• _DIRECTIONS_
Pictures stay out of this copy, which runs from the first line of the material through the line containing "(gry) -- (gryend);".
— Start of DATA EXTRACT —
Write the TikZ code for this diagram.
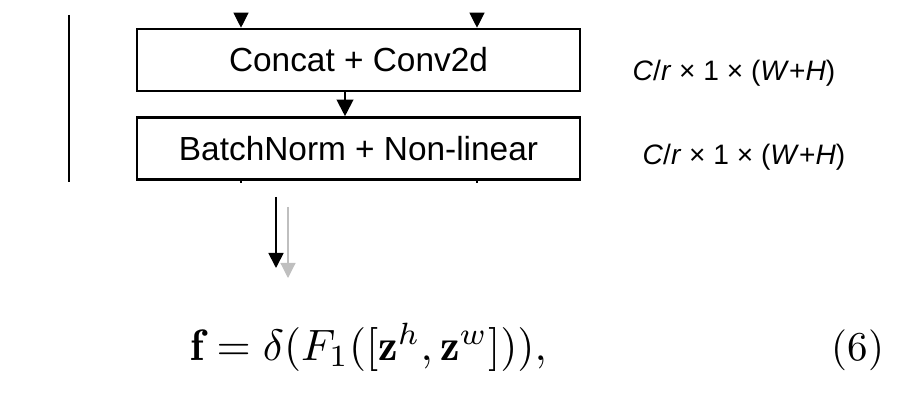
\documentclass[tikz,border=0pt]{standalone}
\usepackage{fontspec}
\newfontfamily\arialfont{Liberation Sans}
\usetikzlibrary{arrows.meta}

\begin{document}
\begin{tikzpicture}[x=0.03cm, y=-0.03cm,
  block/.style={draw, line width=2.2pt, minimum width=13.29cm, minimum height=1.86cm,
    inner sep=0pt, font=\arialfont\fontsize{28.5}{34}\selectfont},
  dims/.style={font=\arialfont\fontsize{24}{29}\selectfont},
  tip/.style={-{Triangle[length=0.45cm, width=0.45cm]}},
  ]
  \useasboundingbox (0,0) rectangle (915,401);

  % left bar
  \draw[line width=2.4pt] (69,15) -- (69,182);

  \node[block] (conv) at (358.5,60) {Concat + Conv2d};
  \node[block] (bn) at (358.5,148.5) {BatchNorm + Non-linear};

  \node[dims] (dconv) at (734,73) {\textit{C}/\textit{r} × 1 × (\textit{W}+\textit{H})};
  \node[dims] (dbn) at (744,157) {\textit{C}/\textit{r} × 1 × (\textit{W}+\textit{H})};

  % inputs from above
  \coordinate (inh) at (241,14);
  \coordinate (inw) at (477,14);
  \draw[tip, line width=1pt] (inh) -- (inh |- conv.north);
  \draw[tip, line width=1pt] (inw) -- (inw |- conv.north);
  \draw[-{Triangle[length=0.5cm, width=0.5cm]}, line width=1.8pt] (conv.south -| 345,0) -- (bn.north -| 345,0);

  % stubs below
  \coordinate (outh) at (241,183);
  \coordinate (outw) at (477,183);
  \draw[line width=1pt] (outh |- bn.south) -- (outh);
  \draw[line width=1pt] (outw |- bn.south) -- (outw);

  % split arrows
  \coordinate (blk) at (276,197);
  \coordinate (gry) at (288,207);
  \coordinate (blkend) at (276,268);
  \coordinate (gryend) at (288,278);
  \draw[tip, line width=1.5pt] (blk) -- (blkend);
  \draw[tip, line width=1pt, black!25] (gry) -- (gryend);

  \node[scale=3.75, anchor=base west, inner sep=0pt] (eq) at (190,360)
    {$\mathbf{f}=\delta(F_1([\mathbf{z}^h,\mathbf{z}^w])),$};
  \node[scale=3.5, anchor=base, inner sep=0pt] (eqnum) at (858,360) {(6)};
\end{tikzpicture}
\end{document}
— End of DATA EXTRACT —
• _ANSWER TO THIS PROBLEM_
Write the TikZ code for this diagram.
\documentclass[tikz,border=0pt]{standalone}
\usepackage{fontspec}
\newfontfamily\arialfont{Liberation Sans}
\usetikzlibrary{arrows.meta}

\begin{document}
\begin{tikzpicture}[x=0.03cm, y=-0.03cm,
  block/.style={draw, line width=2.2pt, minimum width=13.29cm, minimum height=1.86cm,
    inner sep=0pt, font=\arialfont\fontsize{28.5}{34}\selectfont},
  dims/.style={font=\arialfont\fontsize{24}{29}\selectfont},
  tip/.style={-{Triangle[length=0.45cm, width=0.45cm]}},
  ]
  \useasboundingbox (0,0) rectangle (915,401);

  % left bar
  \draw[line width=2.4pt] (69,15) -- (69,182);

  \node[block] (conv) at (358.5,60) {Concat + Conv2d};
  \node[block] (bn) at (358.5,148.5) {BatchNorm + Non-linear};

  \node[dims] (dconv) at (734,73) {\textit{C}/\textit{r} × 1 × (\textit{W}+\textit{H})};
  \node[dims] (dbn) at (744,157) {\textit{C}/\textit{r} × 1 × (\textit{W}+\textit{H})};

  % inputs from above
  \coordinate (inh) at (241,14);
  \coordinate (inw) at (477,14);
  \draw[tip, line width=1pt] (inh) -- (inh |- conv.north);
  \draw[tip, line width=1pt] (inw) -- (inw |- conv.north);
  \draw[-{Triangle[length=0.5cm, width=0.5cm]}, line width=1.8pt] (conv.south -| 345,0) -- (bn.north -| 345,0);

  % stubs below
  \coordinate (outh) at (241,183);
  \coordinate (outw) at (477,183);
  \draw[line width=1pt] (outh |- bn.south) -- (outh);
  \draw[line width=1pt] (outw |- bn.south) -- (outw);

  % split arrows
  \coordinate (blk) at (276,197);
  \coordinate (gry) at (288,207);
  \coordinate (blkend) at (276,268);
  \coordinate (gryend) at (288,278);
  \draw[tip, line width=1.5pt] (blk) -- (blkend);
  \draw[tip, line width=1pt, black!25] (gry) -- (gryend);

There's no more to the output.